Did this mean that the Housing commission would finally DO something? Heaven forbid! This was merely a recommendation, you see.

Did the Housing Commission have the power to act on its recommendation? Of course it did. But action which would in any way improve the conditions of the Negroes living in Detroit (and might, incidentally, antagonize the powerful real estate interests) is what the august commission is least interested in. Why, in a couple of years the war might end and with it the problem of providing homes for the workers in Detroit’s armament factories. And in the meantime? In the meantime we’ll pass the buck to the City Council.

The Council, which is best known as a home for worn-out athletes, was not at all pleased with this decision. Polled by the press on their reactions to this new proposal on Negro housing, the eminent councilmen waxed eloquent with such comments as: “Well, er, you see ...” “This, matter deserves careful consideration ...” “We will study this recommendation closely ...” One courageous lawmaker is even rumored to have gone so far as to say: “When we have reached a decision, we must act on it.”
 

Mayor and the Athletes

Crowning this statesmanlike discussion was the decision to wait until the Mayor made a recommendation. The ex-football players on the Council remembered enough about passing to know what to do with the buck that was passed to them?

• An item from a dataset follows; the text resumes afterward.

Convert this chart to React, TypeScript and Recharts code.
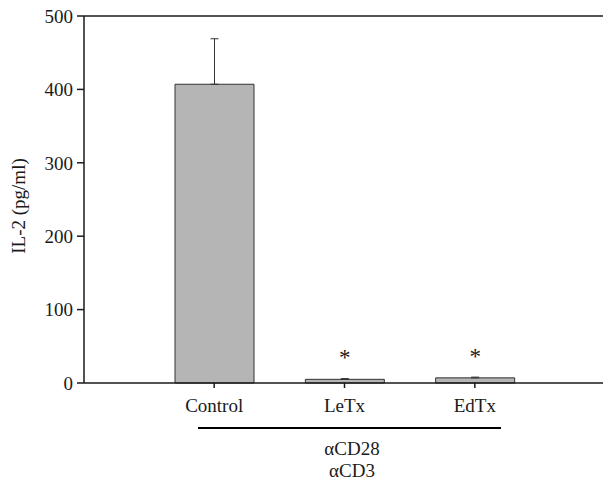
import { BarChart, Bar, XAxis, YAxis, ErrorBar, ReferenceLine, LabelList } from "recharts";

const groups = ["Control", "LeTx", "EdTx"];
const il2 = [407, 5, 7];
const il2Err = [62, 1, 1];
const signif = ["", "*", "*"];
const yTicks = [0, 100, 200, 300, 400, 500];
const stimulus = ["αCD28", "αCD3"];

const data = groups.map((g, i) => ({
  group: g,
  value: il2[i],
  err: [0, il2Err[i]],
  star: signif[i],
}));

const FONT = "'Liberation Serif', 'Times New Roman', serif";
const INK = "#1a1a1a";
const FS = 19;

function Star(props: any) {
  const { x, y, width, value } = props;
  if (!value) return null;
  return (
    <text x={x + width / 2} y={y - 14} textAnchor="middle" fontFamily={FONT} fontSize={23} fill={INK}>
      {value}
    </text>
  );
}

export default function App() {
  return (
    <div style={{ position: "absolute", left: 0, top: 0, width: 604, height: 480, background: "#fff" }}>
      <BarChart
        width={604}
        height={480}
        data={data}
        margin={{ top: 16, right: 1, left: 0, bottom: 67 }}
      >
        <XAxis
          dataKey="group"
          padding={{ left: 65, right: 63 }}
          tickSize={5}
          tickMargin={11}
          stroke={INK}
          strokeWidth={1.5}
          tick={{ fontFamily: FONT, fontSize: FS, fill: INK }}
        />
        <YAxis
          width={84}
          domain={[0, 500]}
          ticks={yTicks}
          tickSize={7}
          tickMargin={4}
          stroke={INK}
          strokeWidth={1.5}
          tick={{ fontFamily: FONT, fontSize: FS, fill: INK }}
          label={{
            content: () => (
              <text
                x={18}
                y={206}
                transform="rotate(-90, 18, 206)"
                textAnchor="middle"
                dominantBaseline="central"
                fontFamily={FONT}
                fontSize={FS}
                fill={INK}
              >
                IL-2 (pg/ml)
              </text>
            ),
          }}
        />
        <ReferenceLine y={500} stroke={INK} strokeWidth={1.5} />
        <Bar dataKey="value" fill="#b5b5b5" stroke="#333" strokeWidth={1} barSize={79} isAnimationActive={false}>
          <ErrorBar dataKey="err" width={4} stroke="#333" strokeWidth={1} direction="y" />
          <LabelList dataKey="star" content={<Star />} />
        </Bar>
      </BarChart>
      <svg width={604} height={480} style={{ position: "absolute", left: 0, top: 0, pointerEvents: "none" }}>
        <line x1={198} x2={501} y1={428} y2={428} stroke="#000" strokeWidth={2} />
        {stimulus.map((s, i) => (
          <text key={s} x={352} y={455 + i * 22} textAnchor="middle" fontFamily={FONT} fontSize={FS} fill={INK}>
            {s}
          </text>
        ))}
      </svg>
    </div>
  );
}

Everyone waited for the Mayor’s decision. Mayor Jeffries is one who does not shirk responsibility nor hesitate to take a firm stand. His firmness, however, seems, invariably, to be directed AGAINST Negroes. The last time Jeffries was firm was in backing ex-Prosecutor Dowling in his ruthless anti-Negro campaign during and after the Detroit race riots. This time the lion suddenly turned into a lamb.

The Mayor failed to appear at the Council meeting at which he was to present his recommendations. Instead he sent a letter. He bad no recommendation on the Housing Commission proposals, he told the Council. He suggested – further discussion! He proposed that the subject be discussed by representatives of the Housing Commission, the Mayor’s Interracial Committee (a body set up to cover Jeffries’ vicious role in the riots), the Council and Jeffries himself.

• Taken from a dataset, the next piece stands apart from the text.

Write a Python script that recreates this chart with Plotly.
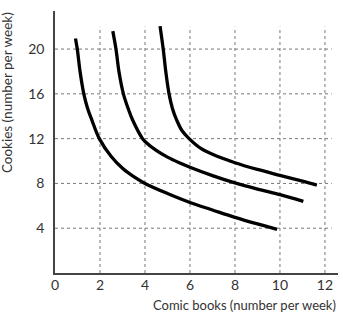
import plotly.graph_objects as go

# Indifference curves (comic books x, cookies y)
curve1_x = [0.91, 0.99, 1.12, 1.28, 1.45, 1.64, 1.97, 2.5, 3.0, 3.5, 4.0, 5.0, 6.0, 7.0, 8.0, 9.0, 9.87]
curve1_y = [20.95, 20.0, 17.9, 16.0, 14.7, 13.66, 12.0, 10.4, 9.35, 8.6, 8.0, 7.1, 6.3, 5.63, 4.97, 4.38, 3.9]

curve2_x = [2.57, 2.71, 2.85, 3.04, 3.25, 3.45, 3.89, 4.0, 4.5, 5.0, 5.5, 6.0, 7.0, 8.0, 9.0, 10.0, 11.04]
curve2_y = [21.6, 20.0, 17.9, 16.0, 14.7, 13.66, 12.0, 11.75, 10.95, 10.35, 9.87, 9.45, 8.7, 8.05, 7.5, 7.0, 6.4]

curve3_x = [4.67, 4.81, 4.93, 5.07, 5.22, 5.41, 5.65, 5.96, 6.5, 7.0, 8.0, 9.0, 10.0, 11.0, 11.64]
curve3_y = [22.05, 20.0, 17.9, 16.0, 14.7, 13.66, 12.7, 12.0, 11.1, 10.6, 9.85, 9.25, 8.72, 8.2, 7.85]

x_ticks = [0, 2, 4, 6, 8, 10, 12]
y_ticks = [4, 8, 12, 16, 20]
x_grid = [2, 4, 6, 8, 10, 12]
y_grid = [4, 8, 12, 16, 20]
grid_x_end = 12.3
grid_y_end = 22.0

fig = go.Figure()
for cx, cy in [(curve1_x, curve1_y), (curve2_x, curve2_y), (curve3_x, curve3_y)]:
    fig.add_trace(go.Scatter(x=cx, y=cy, mode="lines",
                             line=dict(color="black", width=3.3, shape="spline", smoothing=1.0),
                             showlegend=False, hoverinfo="skip"))

shapes = []
for gx in x_grid:
    shapes.append(dict(type="line", xref="x", yref="y", x0=gx, x1=gx, y0=0, y1=grid_y_end,
                       line=dict(color="#777", width=1, dash="dot"), layer="below"))
for gy in y_grid:
    shapes.append(dict(type="line", xref="x", yref="y", x0=0, x1=grid_x_end, y0=gy, y1=gy,
                       line=dict(color="#777", width=1, dash="dot"), layer="below"))

font = dict(family="Lato", size=14, color="#333")

fig.update_layout(
    width=343, height=315,
    margin=dict(l=55, r=5, t=11, b=42),
    paper_bgcolor="white", plot_bgcolor="white",
    shapes=shapes,
    font=font,
    xaxis=dict(range=[0, 12.58], tickvals=x_ticks, ticktext=[str(v) for v in x_ticks],
               showgrid=False, zeroline=False, showline=True, linecolor="#444", linewidth=1.5,
               ticks="", tickfont=font, ticklabelstandoff=-2, fixedrange=True),
    yaxis=dict(range=[0, 23.4], tickvals=y_ticks, ticktext=[str(v) for v in y_ticks],
               showgrid=False, zeroline=False, showline=True, linecolor="#444", linewidth=1.5,
               ticks="", tickfont=font, ticklabelstandoff=6, fixedrange=True),
    annotations=[
        dict(text="Comic books (number per week)", xref="paper", yref="paper",
             x=1.0, y=-0.16, xanchor="right", yanchor="bottom", showarrow=False,
             font=dict(family="Lato", size=13, color="#333")),
        dict(text="Cookies (number per week)", xref="paper", yref="paper",
             x=-0.17, y=0.69, xanchor="center", yanchor="middle", textangle=-90, showarrow=False,
             font=dict(family="Lato", size=13.5, color="#333")),
    ],
)

fig.write_html("out.html")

The final scene in this farce is the short line in the newspapers: “No date was suggested for the discussion.”

In this swamp of double-talk and double-dealing only one thing stands out clearly. Jeffries and his dirty crew of peanut politicians do not intend to lift a finger for decent Negro housing – or decent housing for anyone. Decent housing means modern homes, means air and light, means rents that fit a worker’s paycheck. Looked at through the insane mirror of capitalism, decent housing means smaller profits for the landlord? The two are incompatible.
 

A Way Out

There are also two ways to fight for adequate housing. There is the landlords’ way, the politicians’ way. This is based first and foremost on the sacred right of private property. This is the way of endless discussions, of buck-passing, of begging. This is the crawling, segregated, Jim Crow way.

And there is the workers’ way. This is based on need and on the proven ability of the country’s industry to provide ample housing for everyone. This is the way of workers’ action, of a militant struggle for the right of workers to control the kind of homes they live in. It is in the interest of all workers to provide modern homes for ALL and, by ending the competition for living space between black and white, root out Jim Crow and segregation.

Does anyone have more right to ample housing that the workers who produce all that is built?

Is anyone better able to fight for such a program than the labor movement, uniting Negro and white?